Nussbaum Honored For Social Reform
Martha Nussbaum, the Ernst Freund Distinguished Service Professor of Law and Ethics in the Law School, Philosophy Department and the Divinity School, has been awarded the 2009 A.SK prize by the Wissenschaftszentrum Berlin für Sozialforschung. The award pays tribute to social system reformers.
The A.SK honors Nussbaum’s work on the foundations of social and global justice, which she has pursued through the study of the “capabilities approach” and the Human Development and Capability Association, of which Nussbaum and Amartya Sen of Harvard University are founding presidents.
Nussbaum has been integral in the development of the “capabilities approach,” which criticizes the traditional focus on quality of life in terms of GNP per capita, which hides huge inequalities within states. Instead it focuses on people’s actual capabilities within the constraints of their societies. She has focused particularly on the relationship between poverty and gender inequality, which is the subject of her books Women and Human Development and Frontiers of Justice.

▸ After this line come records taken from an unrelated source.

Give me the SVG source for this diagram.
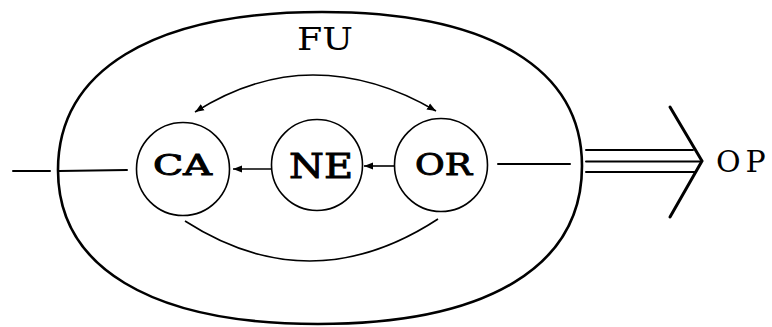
<svg xmlns="http://www.w3.org/2000/svg" width="772" height="327" viewBox="0 0 772 327">
<style>
.ln{fill:none;stroke:#000;stroke-width:2;stroke-linecap:round}
.thin{fill:none;stroke:#000;stroke-width:1.6}
.nd{fill:#fff;stroke:#000;stroke-width:1.6}
.lbl{font-family:"DejaVu Serif","Liberation Serif",serif;fill:#000;stroke:#000;stroke-width:0.9}
.ser{font-family:"DejaVu Serif","Liberation Serif",serif;fill:#000}
</style>
<defs>
<marker id="ah" markerWidth="10" markerHeight="8" refX="9" refY="4" orient="auto" markerUnits="userSpaceOnUse">
<path d="M0,0.5 L9,4 L0,7.5 Z" fill="#000"/>
</marker>
</defs>
<rect width="772" height="327" fill="#fff"/>
<g id="FU">
<path d="M58,170 C58,72 150,12 322,12 C492,12 582,70 582,166 C582,265 490,324 318,324 C149,324 58,266 58,170 Z" fill="none" stroke="#000" stroke-width="2.6"/>
<text class="ser" x="297" y="50" font-size="31" textLength="56" lengthAdjust="spacingAndGlyphs">FU</text>
</g>
<g id="connectors">
<line class="ln" x1="13" y1="171" x2="50" y2="171"/>
<line class="ln" x1="59" y1="171" x2="127" y2="170"/>
<line class="thin" x1="272" y1="169" x2="233" y2="169" marker-end="url(#ah)"/>
<line class="thin" x1="396" y1="166" x2="364" y2="166" marker-end="url(#ah)"/>
<line class="ln" x1="498" y1="164" x2="570" y2="164"/>
<path class="thin" d="M313,75 Q254,75 195,112" marker-end="url(#ah)"/>
<path class="thin" d="M313,75 Q375,75 436,111" marker-end="url(#ah)"/>
<path class="thin" d="M185,221 Q311,302 438,219"/>
<line class="ln" x1="586" y1="150" x2="693" y2="150" stroke-width="2.6"/>
<line class="ln" x1="586" y1="161.5" x2="700" y2="161.5" stroke-width="2.6"/>
<line class="ln" x1="586" y1="172" x2="695" y2="172" stroke-width="2.6"/>
<polyline points="670,107 702,161 670,217" fill="none" stroke="#000" stroke-width="3" stroke-linecap="round" stroke-linejoin="miter"/>
</g>
<g id="CA">
<circle class="nd" cx="183" cy="169" r="46.5"/>
<text class="lbl" x="153" y="175" font-size="27" textLength="59" lengthAdjust="spacingAndGlyphs">CA</text>
</g>
<g id="NE">
<circle class="nd" cx="317" cy="165" r="45.5"/>
<text class="lbl" x="289" y="178" font-size="33" textLength="64" lengthAdjust="spacingAndGlyphs">NE</text>
</g>
<g id="OR">
<circle class="nd" cx="441" cy="165" r="46.5"/>
<text class="lbl" x="415" y="175" font-size="29" textLength="57" lengthAdjust="spacingAndGlyphs">OR</text>
</g>
<g id="OP">
<text class="ser" x="716" y="172" font-size="30" letter-spacing="5">OP</text>
</g>
</svg>
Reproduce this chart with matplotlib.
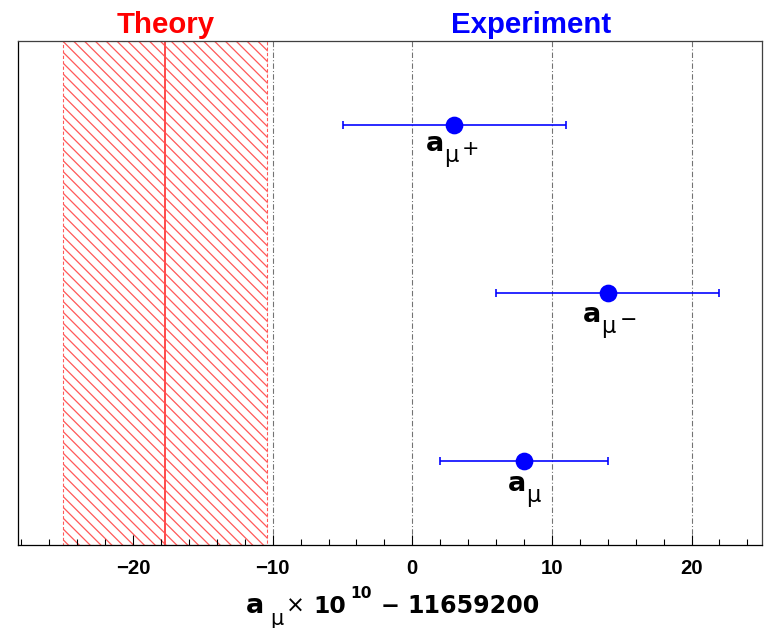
import matplotlib
matplotlib.use("Agg")
import matplotlib.pyplot as plt
from matplotlib.ticker import MultipleLocator
import matplotlib.transforms as mtransforms

# ---- data ----
label_signs = ['+', '−', '']
values = [3.0, 14.0, 8.0]
errors = [8.0, 8.0, 6.0]
ypos = [2.5, 1.5, 0.5]
theory_center = -17.7
theory_halfwidth = 7.3
grid_lines = [-10, 0, 10, 20]

DPI = 130
W, H = 765, 628
PT = 72.0 / DPI  # points per pixel
WIDE = ['DejaVu Sans']

plt.rcParams['font.family'] = ['Liberation Sans', 'DejaVu Sans']
plt.rcParams['hatch.linewidth'] = 0.7

fig = plt.figure(figsize=(W / DPI, H / DPI), dpi=DPI)
ax = fig.add_axes([18 / W, 83 / H, 744 / W, 504 / H])
ax.set_xlim(-28.25, 25.05)
ax.set_ylim(0, 3)

# theory band
ax.axvspan(theory_center - theory_halfwidth, theory_center + theory_halfwidth,
           facecolor='none', edgecolor=(1.0, 0.35, 0.35), hatch='\\\\\\\\',
           linestyle=(0, (3, 2)), linewidth=0.6, zorder=1)
ax.axvline(theory_center, color=(1.0, 0.3, 0.3), linewidth=1.1, zorder=2)

for g in grid_lines:
    ax.axvline(g, color='0.45', linewidth=0.6, linestyle=(0, (5, 2, 1, 2)), zorder=1)

ax.errorbar(values, ypos, xerr=errors, fmt='o', color='blue', ecolor='blue',
            markersize=8.8, elinewidth=0.9, capsize=2.0, capthick=0.9, zorder=3)

# point labels: a (bold) + subscript mu + superscript sign, offsets in pixels
anchors = [(-28.5, -26), (-24.5, -29), (-16, -30)]
for sign, v, y, (dx, dy) in zip(label_signs, values, ypos, anchors):
    ax.annotate('a', (v, y), xytext=(dx * PT, dy * PT), textcoords='offset points',
                fontsize=15, fontweight='bold', family=WIDE, ha='left', va='baseline')
    ax.annotate('μ', (v, y), xytext=((dx + 18) * PT, (dy - 11) * PT),
                textcoords='offset points', fontsize=12.5, family=WIDE,
                ha='left', va='baseline')
    if sign:
        ax.annotate(sign, (v, y), xytext=((dx + 36) * PT, (dy - 4) * PT),
                    textcoords='offset points', fontsize=11.5, family=WIDE,
                    ha='left', va='baseline')

trans = mtransforms.blended_transform_factory(ax.transData, ax.transAxes)
ax.text(theory_center, 1.016, 'Theory', transform=trans, ha='center', va='baseline',
        color='red', fontsize=16.3, fontweight='bold')
ax.text(8.5, 1.016, 'Experiment', transform=trans, ha='center', va='baseline',
        color='blue', fontsize=16.3, fontweight='bold')

ax.xaxis.set_major_locator(MultipleLocator(10))
ax.xaxis.set_minor_locator(MultipleLocator(2))
ax.tick_params(axis='x', which='both', direction='in', top=False, bottom=True,
               labelsize=11.3, pad=7.5, width=0.6)
ax.tick_params(axis='x', which='major', length=5.5)
ax.tick_params(axis='x', which='minor', length=3.5)
ax.set_yticks([])
for lbl in ax.get_xticklabels():
    lbl.set_fontweight('bold')
for s in ax.spines.values():
    s.set_linewidth(0.7)
    s.set_color('0.25')
ax.spines['bottom'].set_color('black')
ax.spines['left'].set_color('black')

# x-axis title built from pieces: (text, left px, baseline px, size, weight)
xtitle = [
    ('a', 246, 613, 15, 'bold'),
    ('μ', 270, 625, 11.5, 'normal'),
    ('×', 286, 613, 12.5, 'normal'),
    ('10', 313, 613, 13, 'bold'),
    ('10', 350, 598, 8.6, 'bold'),
    ('−', 381, 613, 12.5, 'bold'),
    ('11659200', 407, 613, 13.2, 'bold'),
]
for s, x, yb, fs, fw in xtitle:
    fig.text(x / W, 1 - yb / H, s, fontsize=fs, fontweight=fw, family=WIDE,
             ha='left', va='baseline')

fig.savefig('out.png', dpi=DPI)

“Women, the rural poor, and other subordinated groups are usually injured by policies focused on growth alone, since they rarely control the fruits of a nation's general prosperity.” Nussbaum said. “My work on the ‘capabilities approach’ is meant to change the emphasis of the development process so that the first question asked is always, ‘What does this policy mean for the ability of people to live flourishing lives?’”
Along with the recognition for her work, Nussbaum will receive the €100,000 award, with which the A.SK prize is endowed by Angela and Shu Kai Chan, Chinese entrepreneurs with strong ties to Germany.
“As with my Grawemeyer Award in 2002, I intend to give a substantial part of it to the University of Chicago Law School, because that is the place that has supported my work and allowed it to flourish,” said Nussbaum. “After consulting with Dean Levmore, I have decided to give it to a fund to support a new program of student summer internships in developing countries. I also plan to give significant part of it to the HDCA. After that, I will buy a few pairs of shoes.”
Nussbaum will be honored with the award at a ceremony on Feb. 17, 2009 in Berlin, after which she will give a lecture on her work at WZB.
Nussbaum is an Associate in the Classics Department and the Political Science Department, a Member of the Committee on Southern Asian Studies and a Board Member of the Human Rights Program. She is the founder and Coordinator of the Center for Comparative Constitutionalism and President of the Human Development and Capability Association.